By Mikkel Becker, CPDT-KA, CDBC, CTC. KPA Graduate
The Fourth of July is an exciting time of year, but it can also be a stressful one for your dog. Here are five tips to making sure your dog is prepped and ready for the big day!
1. During the Fourth of July and days leading up to it, fearful dogs are likely to do better with indoor activities—like training games or food puzzles—instead of walks. You never know when fireworks might go off nearby. If walking, keep dogs secured on a fixed length leash and harness or a limited slip martingale collar (potentially clipping the leash to both the harness and collar, or using two leashes), that way they can’t back out of if startled. Supervise all outside activities, including bathroom breaks in the yard, which in some cases are best done on leash for sensitive dogs who may panic. Carefully watch the door or keep the dog on leash while supervised or in a secure area if people are going in and out of the home. Keep ID tags on.
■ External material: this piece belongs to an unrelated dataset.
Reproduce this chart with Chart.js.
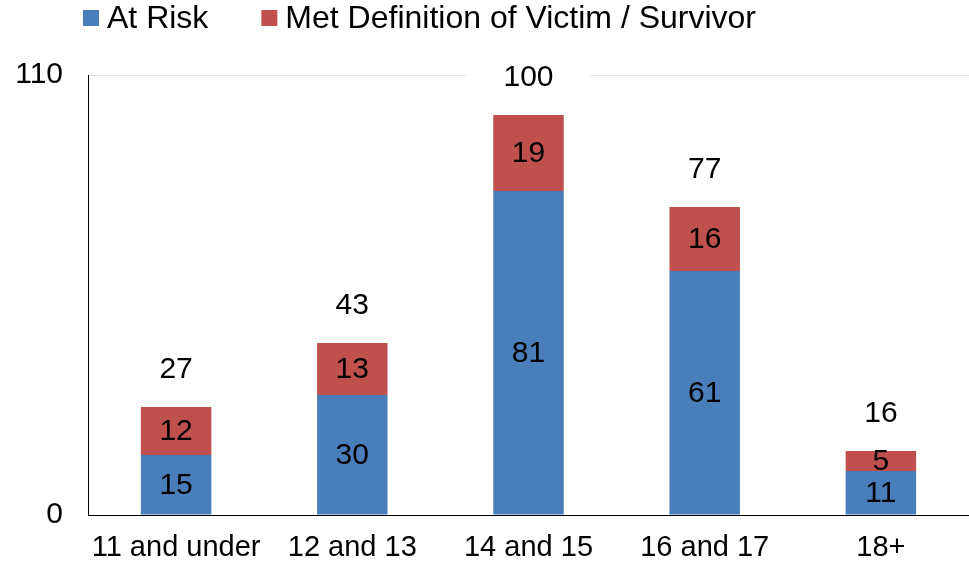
<!DOCTYPE html>
<html>
<head>
<meta charset="utf-8">
<script src="https://cdn.jsdelivr.net/npm/chart.js"></script>
<style>
  html, body { margin: 0; background: #fff; }
  #wrap { width: 969px; height: 561px; }
</style>
</head>
<body>
<div id="wrap"><canvas id="chart"></canvas></div>
<script>
var categories = ['11 and under', '12 and 13', '14 and 15', '16 and 17', '18+'];
var atRisk = [15, 30, 81, 61, 11];
var metDefinition = [12, 13, 19, 16, 5];
var yTicks = [0, 110];

var FONT = '"Liberation Sans", Arial, sans-serif';
var BLUE = '#4A7EBB';
var RED = '#C0504D';

// legend drawn by hand so it sits left of centre like the original
var topLegend = {
  id: 'topLegend',
  afterDraw: function (chart) {
    var ctx = chart.ctx;
    var x = 83;
    ctx.save();
    ctx.font = '32px ' + FONT;
    ctx.textBaseline = 'middle';
    chart.data.datasets.forEach(function (ds) {
      ctx.fillStyle = ds.backgroundColor;
      ctx.fillRect(x, 10, 16, 16);
      ctx.fillStyle = '#000';
      ctx.fillText(ds.label, x + 24, 19);
      x += 24 + ctx.measureText(ds.label).width + 53;
    });
    ctx.restore();
  }
};

var barLabels = {
  id: 'barLabels',
  afterDatasetsDraw: function (chart) {
    var ctx = chart.ctx;
    ctx.save();
    ctx.font = '30px ' + FONT;
    ctx.textAlign = 'center';
    ctx.textBaseline = 'middle';
    chart.data.datasets.forEach(function (ds, i) {
      chart.getDatasetMeta(i).data.forEach(function (bar, j) {
        ctx.fillStyle = '#000';
        ctx.fillText(ds.data[j], bar.x, (bar.y + bar.base) / 2 + 1);
      });
    });
    // totals above each stack, on a white box
    var top = chart.getDatasetMeta(chart.data.datasets.length - 1).data;
    top.forEach(function (bar, j) {
      var total = atRisk[j] + metDefinition[j];
      var y = bar.y - 37;
      ctx.fillStyle = '#fff';
      ctx.fillRect(bar.x - 62, y - 18, 124, 36);
      ctx.fillStyle = '#000';
      ctx.fillText(total, bar.x, y);
    });
    ctx.restore();
  }
};

new Chart(document.getElementById('chart'), {
  type: 'bar',
  data: {
    labels: categories,
    datasets: [
      { label: 'At Risk', data: atRisk, backgroundColor: BLUE },
      { label: 'Met Definition of Victim / Survivor', data: metDefinition, backgroundColor: RED }
    ]
  },
  options: {
    responsive: true,
    maintainAspectRatio: false,
    animation: false,
    layout: { padding: { top: 75, left: 13, right: 0, bottom: 0 } },
    datasets: { bar: { barPercentage: 0.4, categoryPercentage: 1 } },
    plugins: {
      legend: { display: false },
      tooltip: { enabled: false }
    },
    scales: {
      x: {
        stacked: true,
        grid: { display: false },
        border: { color: '#000', width: 1 },
        ticks: { color: '#000', padding: 10, maxRotation: 0, font: { family: FONT, size: 29, lineHeight: 1 } },
        afterFit: function (s) { s.height = 46; s.paddingLeft = 0; s.paddingRight = 0; }
      },
      y: {
        stacked: true,
        min: 0,
        max: 110,
        afterBuildTicks: function (scale) {
          scale.ticks = yTicks.map(function (v) { return { value: v }; });
        },
        grid: {
          drawTicks: false,
          color: function (c) { return c.tick && c.tick.value === 110 ? '#e4e4e4' : 'rgba(0,0,0,0)'; }
        },
        border: { color: '#000', width: 1 },
        ticks: { color: '#000', padding: 25, font: { family: FONT, size: 30 } },
        afterFit: function (s) { s.width = 75; s.paddingTop = 0; s.paddingBottom = 0; }
      }
    }
  },
  plugins: [topLegend, barLabels]
});
</script>
</body>
</html>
2. Use classical music or music formulated for pets to drown out excess noise. In addition, use a white noise machine to further block noises, especially during lulls in music. Compression garments and the smell of lavender and chamomile also help! There is also a variety of sound blocking accessories available that your dog may benefit form as well.
3. Have tasty treats, chews and favorite toys on hand to employ when sounds start. Don’t wait for fear to progress, but start intervening at early stages by refocusing the dog on something else that they enjoy doing. Our family dog, Quixote, is settled out of his fear when we do a group howl with him. Hint: do what works! A quick game of chase after a stuffed toy on a rope, a game of ball or super tasty treats might do the trick. For some dogs, calming massage may help. Others do best if they have a safe space to bunker into to hide, like crate with the door open and blankets over the top or a closet or bathroom area.
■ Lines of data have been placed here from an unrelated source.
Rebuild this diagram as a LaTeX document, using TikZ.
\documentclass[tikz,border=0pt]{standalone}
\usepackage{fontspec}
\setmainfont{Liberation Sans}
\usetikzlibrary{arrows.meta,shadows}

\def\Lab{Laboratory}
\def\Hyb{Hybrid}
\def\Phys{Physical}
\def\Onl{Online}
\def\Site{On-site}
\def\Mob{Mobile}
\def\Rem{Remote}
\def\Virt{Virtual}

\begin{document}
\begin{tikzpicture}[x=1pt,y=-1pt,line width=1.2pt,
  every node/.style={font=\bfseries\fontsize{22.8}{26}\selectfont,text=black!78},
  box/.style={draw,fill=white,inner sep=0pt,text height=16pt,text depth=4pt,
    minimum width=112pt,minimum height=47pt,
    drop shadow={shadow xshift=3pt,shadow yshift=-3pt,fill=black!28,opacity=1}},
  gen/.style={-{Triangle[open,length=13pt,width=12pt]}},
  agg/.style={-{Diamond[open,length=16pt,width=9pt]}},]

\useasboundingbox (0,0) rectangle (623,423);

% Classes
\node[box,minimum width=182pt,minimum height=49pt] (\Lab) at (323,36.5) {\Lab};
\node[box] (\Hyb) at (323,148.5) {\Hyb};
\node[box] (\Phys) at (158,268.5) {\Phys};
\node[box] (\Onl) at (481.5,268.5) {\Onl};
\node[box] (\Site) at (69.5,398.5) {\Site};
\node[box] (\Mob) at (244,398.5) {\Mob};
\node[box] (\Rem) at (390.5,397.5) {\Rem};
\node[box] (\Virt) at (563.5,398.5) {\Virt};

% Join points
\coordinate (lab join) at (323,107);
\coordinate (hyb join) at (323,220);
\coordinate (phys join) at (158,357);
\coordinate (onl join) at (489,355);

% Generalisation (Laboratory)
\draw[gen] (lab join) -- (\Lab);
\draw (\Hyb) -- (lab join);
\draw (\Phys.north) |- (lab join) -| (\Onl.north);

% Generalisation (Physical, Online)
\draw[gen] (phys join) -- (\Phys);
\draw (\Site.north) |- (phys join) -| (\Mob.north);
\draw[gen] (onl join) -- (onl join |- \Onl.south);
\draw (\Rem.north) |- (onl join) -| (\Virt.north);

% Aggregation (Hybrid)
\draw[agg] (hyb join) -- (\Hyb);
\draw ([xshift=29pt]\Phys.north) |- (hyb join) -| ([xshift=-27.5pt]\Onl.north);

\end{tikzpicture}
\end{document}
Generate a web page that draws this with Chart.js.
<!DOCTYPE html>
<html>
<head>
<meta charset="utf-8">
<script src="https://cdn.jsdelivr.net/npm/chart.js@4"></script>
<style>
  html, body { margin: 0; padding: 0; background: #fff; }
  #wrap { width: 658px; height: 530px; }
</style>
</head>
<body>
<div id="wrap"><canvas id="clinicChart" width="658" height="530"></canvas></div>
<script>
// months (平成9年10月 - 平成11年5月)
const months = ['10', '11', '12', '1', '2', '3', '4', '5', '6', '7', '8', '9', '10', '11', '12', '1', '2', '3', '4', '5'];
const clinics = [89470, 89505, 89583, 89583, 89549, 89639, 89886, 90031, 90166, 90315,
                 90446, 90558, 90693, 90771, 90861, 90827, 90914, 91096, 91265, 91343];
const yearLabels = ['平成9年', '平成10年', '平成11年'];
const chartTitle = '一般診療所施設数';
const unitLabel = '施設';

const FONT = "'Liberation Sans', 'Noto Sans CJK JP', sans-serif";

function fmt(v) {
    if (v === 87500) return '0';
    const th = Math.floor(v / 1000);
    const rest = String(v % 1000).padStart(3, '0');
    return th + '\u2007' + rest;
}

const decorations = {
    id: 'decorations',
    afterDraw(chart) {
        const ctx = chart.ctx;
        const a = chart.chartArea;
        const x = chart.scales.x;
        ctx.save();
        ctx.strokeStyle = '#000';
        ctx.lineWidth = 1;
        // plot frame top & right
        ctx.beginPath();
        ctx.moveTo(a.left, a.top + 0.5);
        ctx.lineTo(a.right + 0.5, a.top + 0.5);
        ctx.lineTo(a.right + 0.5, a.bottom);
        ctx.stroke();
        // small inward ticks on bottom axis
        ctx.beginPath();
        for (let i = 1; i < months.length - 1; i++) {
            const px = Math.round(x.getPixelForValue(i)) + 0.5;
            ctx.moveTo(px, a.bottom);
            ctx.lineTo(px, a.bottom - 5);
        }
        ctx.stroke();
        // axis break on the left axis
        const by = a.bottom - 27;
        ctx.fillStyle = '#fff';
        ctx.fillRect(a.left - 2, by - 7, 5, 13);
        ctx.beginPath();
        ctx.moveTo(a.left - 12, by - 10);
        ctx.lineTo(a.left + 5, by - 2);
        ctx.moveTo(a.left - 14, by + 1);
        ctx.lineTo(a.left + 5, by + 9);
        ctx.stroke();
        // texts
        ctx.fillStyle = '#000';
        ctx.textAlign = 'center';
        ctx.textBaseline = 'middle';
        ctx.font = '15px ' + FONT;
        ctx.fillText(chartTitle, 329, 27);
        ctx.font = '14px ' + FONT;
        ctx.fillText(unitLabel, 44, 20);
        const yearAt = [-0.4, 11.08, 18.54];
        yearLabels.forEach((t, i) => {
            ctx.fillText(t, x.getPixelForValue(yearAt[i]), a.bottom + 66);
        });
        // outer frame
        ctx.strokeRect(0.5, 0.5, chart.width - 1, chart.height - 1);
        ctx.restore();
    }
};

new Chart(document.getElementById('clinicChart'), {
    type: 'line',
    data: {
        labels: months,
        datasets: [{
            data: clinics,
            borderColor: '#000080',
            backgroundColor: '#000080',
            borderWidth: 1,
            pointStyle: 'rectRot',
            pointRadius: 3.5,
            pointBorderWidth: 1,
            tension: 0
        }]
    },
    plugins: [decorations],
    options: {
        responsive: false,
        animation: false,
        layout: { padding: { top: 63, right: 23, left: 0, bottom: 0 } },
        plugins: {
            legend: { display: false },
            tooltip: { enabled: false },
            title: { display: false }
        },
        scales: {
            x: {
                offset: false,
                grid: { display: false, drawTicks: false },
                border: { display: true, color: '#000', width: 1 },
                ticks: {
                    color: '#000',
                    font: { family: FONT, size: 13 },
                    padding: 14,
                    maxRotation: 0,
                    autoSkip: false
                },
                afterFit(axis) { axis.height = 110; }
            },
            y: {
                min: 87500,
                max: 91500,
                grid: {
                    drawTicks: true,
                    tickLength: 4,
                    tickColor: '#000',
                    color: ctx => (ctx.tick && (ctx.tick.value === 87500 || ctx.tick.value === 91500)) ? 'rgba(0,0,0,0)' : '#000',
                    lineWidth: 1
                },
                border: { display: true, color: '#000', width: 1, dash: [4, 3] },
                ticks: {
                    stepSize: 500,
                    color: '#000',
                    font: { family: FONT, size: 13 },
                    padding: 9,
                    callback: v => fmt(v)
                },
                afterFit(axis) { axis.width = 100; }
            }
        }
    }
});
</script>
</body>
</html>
4. Seek professional help if your dog has extreme fear issues with noise. A Fear Free Certified Professional near you may be a great resource. Working with a reward based trainer or veterinary behaviorist may also be needed to fully address your dog’s anxiety in the future. Sometimes medications or supplements along with training can help even the most fearful dogs regain peace.
5. Lastly, remember to keep calm yourself as dogs pick up on our own emotional state. Relaxation techniques like deep breathing can both soothe you and in turn help your pet relax.